How can you tell if a donor is lying to you?
They're answering a survey about what motivates them.
Okay, they probably aren't exactly lying. But they might as well be, because they aren't telling you the truth.
This matters to fundraisers because there is a lot of survey research out there that seems to be telling us useful facts about our donors -- but it's a pack of lies.
Here's one example, from Neuromarketing: Sex, Lies, and Our Secret Motivators.
A new study by ad agency Young & Rubicam shows that while consumers consistently rates sex and other "non-virtuous" topics as low priorities or attention-getters for themselves, they are in fact very high on the list. Sex -- which was rated at #14 out of 16 total categories in surveys -- is number one in the unconscious testing.
... people can't, or won't, accurately answer surveys if the questions go beyond the simplest factual topics. Relying on asking people what they think is important in their lives, or about your product, is practically guaranteed to produce bogus results.
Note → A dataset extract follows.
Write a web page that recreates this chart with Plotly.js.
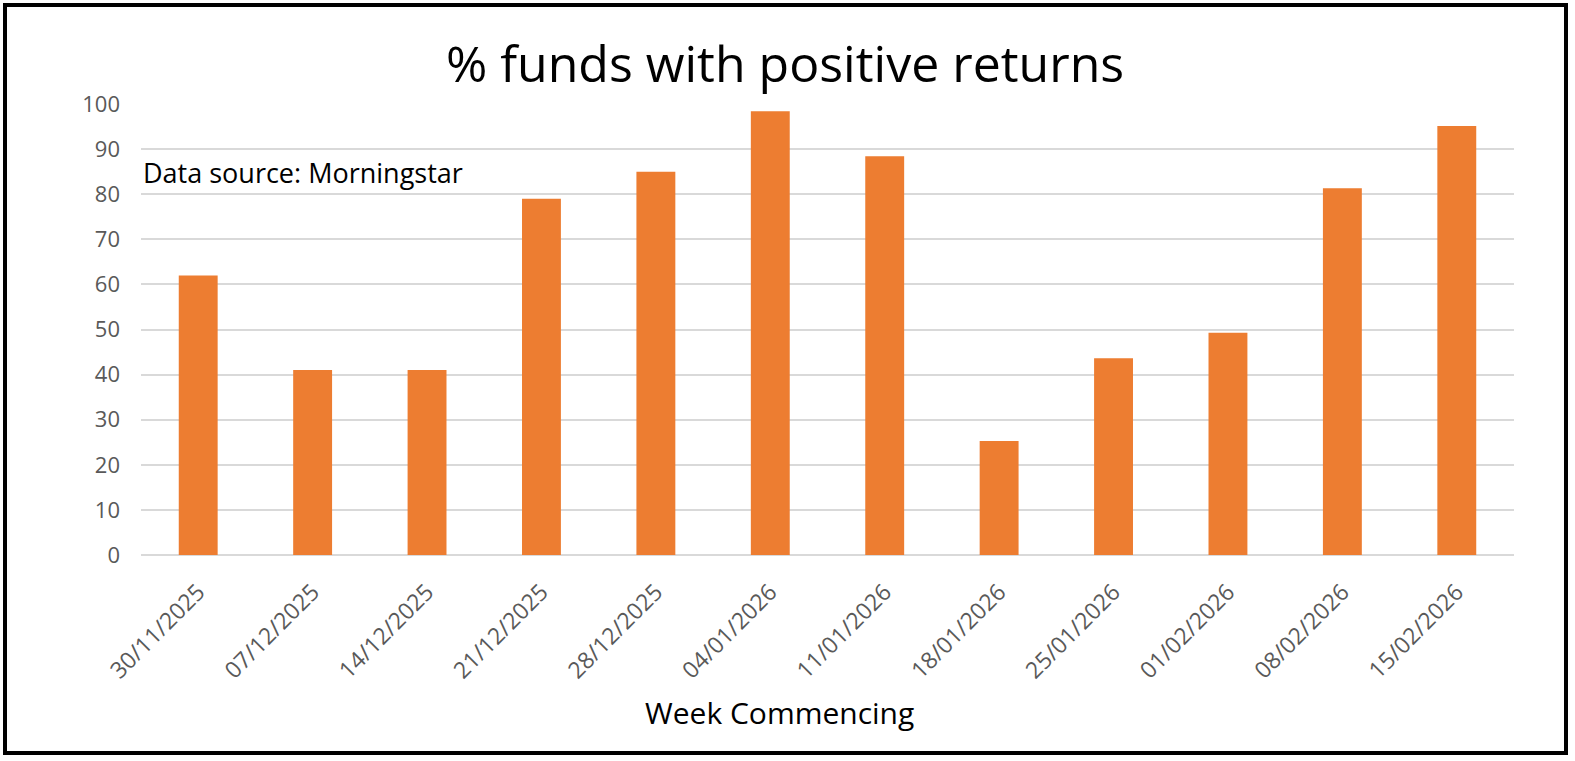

I'm not telling you this in order to recommend you try to use sex in fundraising. I doubt it would be effective, at least long-term. (As a wise old evangelist once told me, What you win them with is what you win them to.)
I'm telling you this because you should not believe what people tell you in surveys. They aren't telling you the truth. They can't.
Surveys can reveal interesting and useful information. But they are no good at uncovering donors' real motivations. The only way to know that is watching what they do.